Этот переворот в образно-стилистической структуре поэзии Цветаевой не случайно назван выше мировоззренческим. Прежняя модель представления себя в стихах основывалась на презумпции превосходства индивидуального над собирательным: авторское «я» ощущало свою аутентичность, только будучи отделенным от окружения. Решительное размежевание с этим принципом, т. е. открытие потенциала образной системы, представляющей индивидуальное как частицу всеобщего, сформировало стержень лирики 1916 года. Новизна палитры цветаевского автопортрета очевидна в этом, например, стихотворении из цикла «Стихи о Москве»:
Над синевою подмосковных рощ
Накрапывает колокольный дождь.
Идут слепцы калужскою дорóгой —
Калужской, песенной, привычной, и она
Смывает и смывает имена
Смиренных странников, во тьме поющих Бога.

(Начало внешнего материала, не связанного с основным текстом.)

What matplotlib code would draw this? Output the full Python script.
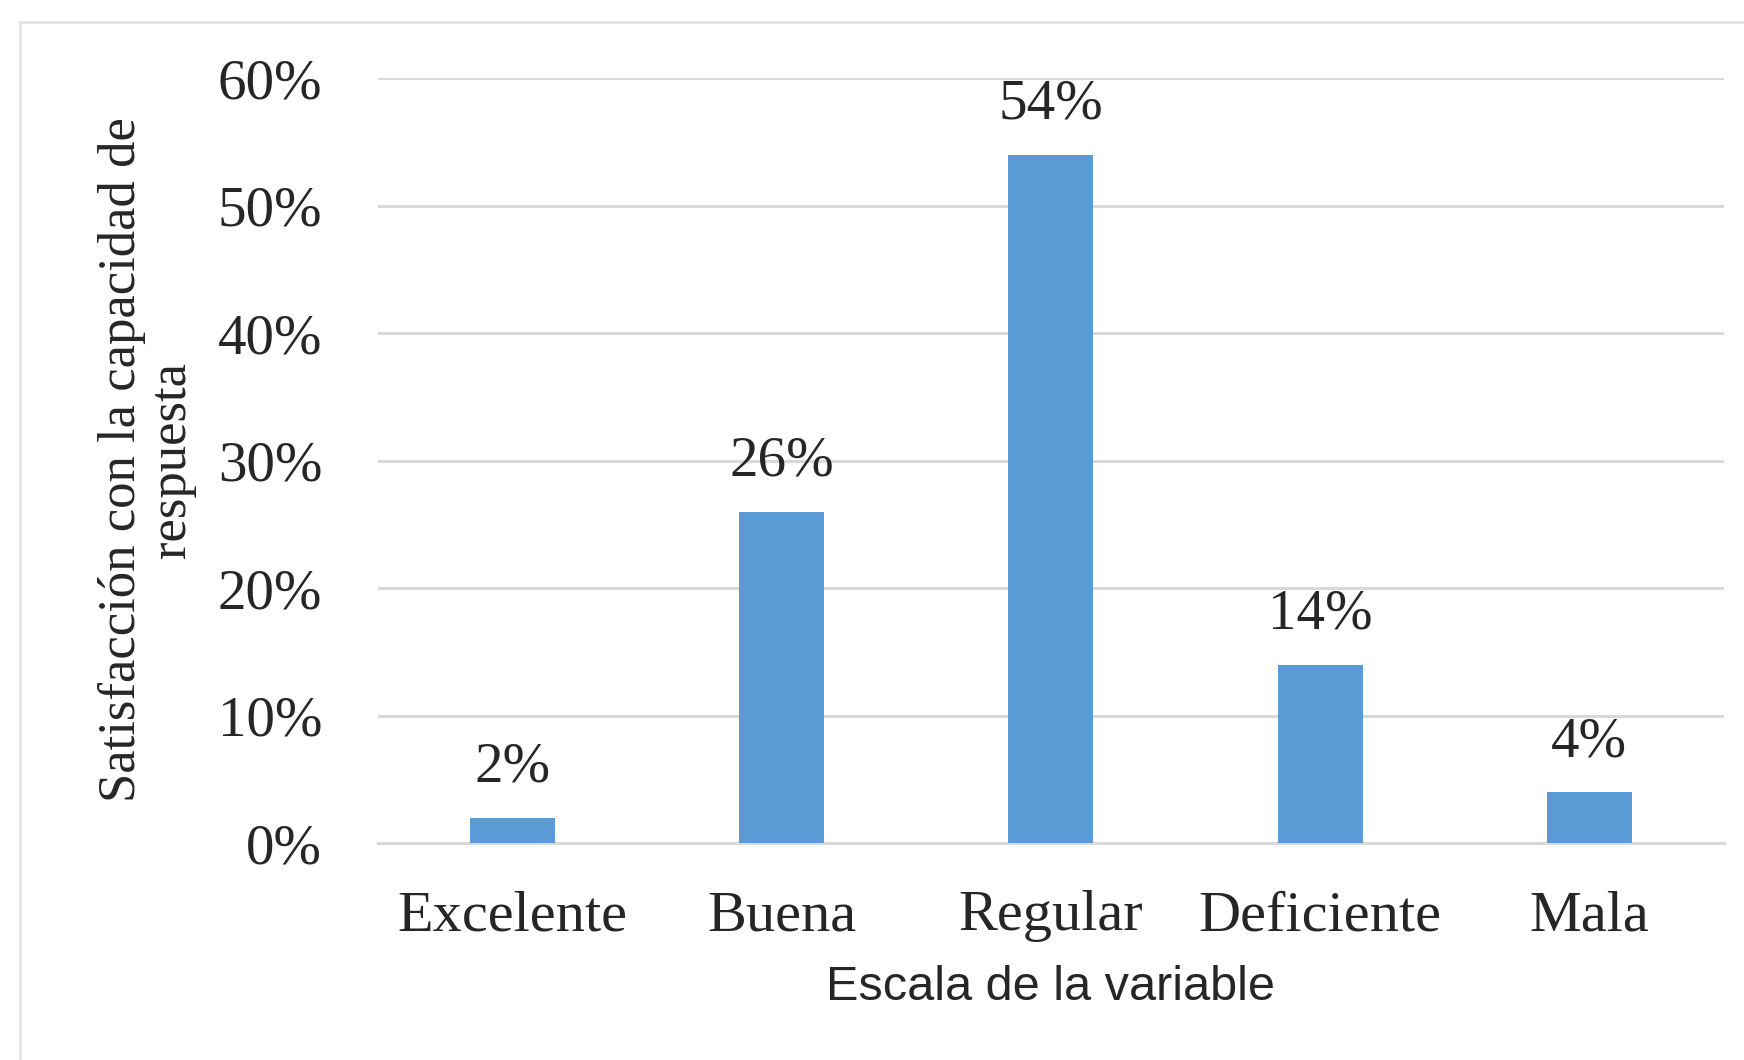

И думаю: когда‐нибудь и я,
Устав от вас, враги, от вас, друзья,
И от уступчивости речи русской —
Одену крест серебряный на грудь,
Перекрещусь – и тихо тронусь в путь
По старой по дороге по калужской.
(СП, 102)
Разумеется, Цветаева не отождествляет себя с бредущими калужской дорогой безымянными «слепцами». Однако средства для передачи своего внутреннего состояния берутся ею теперь не из словаря абстрактной лексики, а из словаря культурных образов. Благодаря этому все индивидуальное предстает уже вобравшим в себя опыт безымянного множества. Потому так по‐новому звучит в стихотворении, открывающем «Версты I», тема разлуки с возлюбленной:
Отмыкала ларец железный,
Вынимала подарок слéзный:
С крупным жемчугом перстенек,
С крупным жемчугом.
Кошкой выкралась на крыльцо,
Ветру выставила лицо.
Ветры – веяли, птицы – реяли,
Лебеди – слева, справа – вóроны…
Наши дороги – в разные стороны.
Ты отойдешь – с первыми тучами,
Будет твой путь – лесами дремучими, песками горючими.
Душу – выкличешь,
Очи – выплачешь.
А надо мною – кричать сове,
А надо мною – шуметь траве…
(СП, 84)
Стилистика народного гаданья лишает личное переживание его индивидуального психологизма. Однако – и именно это открывает для себя Цветаева – лирическое стихотворение эта депсихологизация не обедняет, а обогащает, волей избранного стиля приобщая единичный случай к всеобщему порядку вещей. Предсказание печальной судьбы обеим (подруге – дальней дороги, себе – смерти) сочетается с полной эмоциональной закрытостью говорящей: новая стилистика «растворяет» индивидуальную эмоциональность, переполнявшую «Юношеские стихи».
Транскрибированные в соответствии с избранным культурно-языковым кодом, новые события в жизни автора выглядят теперь так:
К озеру вышла. Крут берег.
Сизые воды – в снег сбиты,
Нá голос воют. Рвут пасти —
Что звери.
Кинула перстень. Бог с перстнем!
Не по руке мне, знать, кован!
В сéребро пены – кань, злато,
Кань с песней.
Ярой дугою – как брызнет!
Встречной дугою – млад-лебедь
Как всполохнется, как взмоет
В день сизый!
(СП, 85)
Мрачная и напряженная атмосфера первой строфы – атмосфера надвинувшейся катастрофы. Во второй строфе катастрофа разрешается (происходит), благодаря чему и конкретизируется: бросать перстень в пучину волн – хоронить любовь. Третья строфа – описание нежданного чуда: взамен выброшенного перстня из волн взмывает юный лебедь; «встречной дугою» – значит, летит он к той, что только что выбросила перстень. Стихотворение датировано 6 февраля; накануне из Москвы уехал Мандельштам, приезжавший навестить Цветаеву после завязавшегося в Петербурге романа. Если верно предположение С. Поляковой, 6 февраля могло произойти и решающее объяснение и разрыв Цветаевой с Парнок144. Стихотворение рассказывает о конце романа с Парнок и о начавшемся романе с Мандельштамом, но тот образный язык, которым эта история излагается, превращает конкретный биографический сюжет в архетипический: старая любовь погибнет, но новая займет ее место. Для стихотворения оказываются не важными индивидуально-психологические детали, эмоции действующих лиц, правдивость описания жизненной ситуации; эстетически значимым становится то, как запутанные личные переживания могут укладываться в простые линейные формулы, как индивидуальное превращается в типическое. В этом квинтэссенция поэтики «Верст I».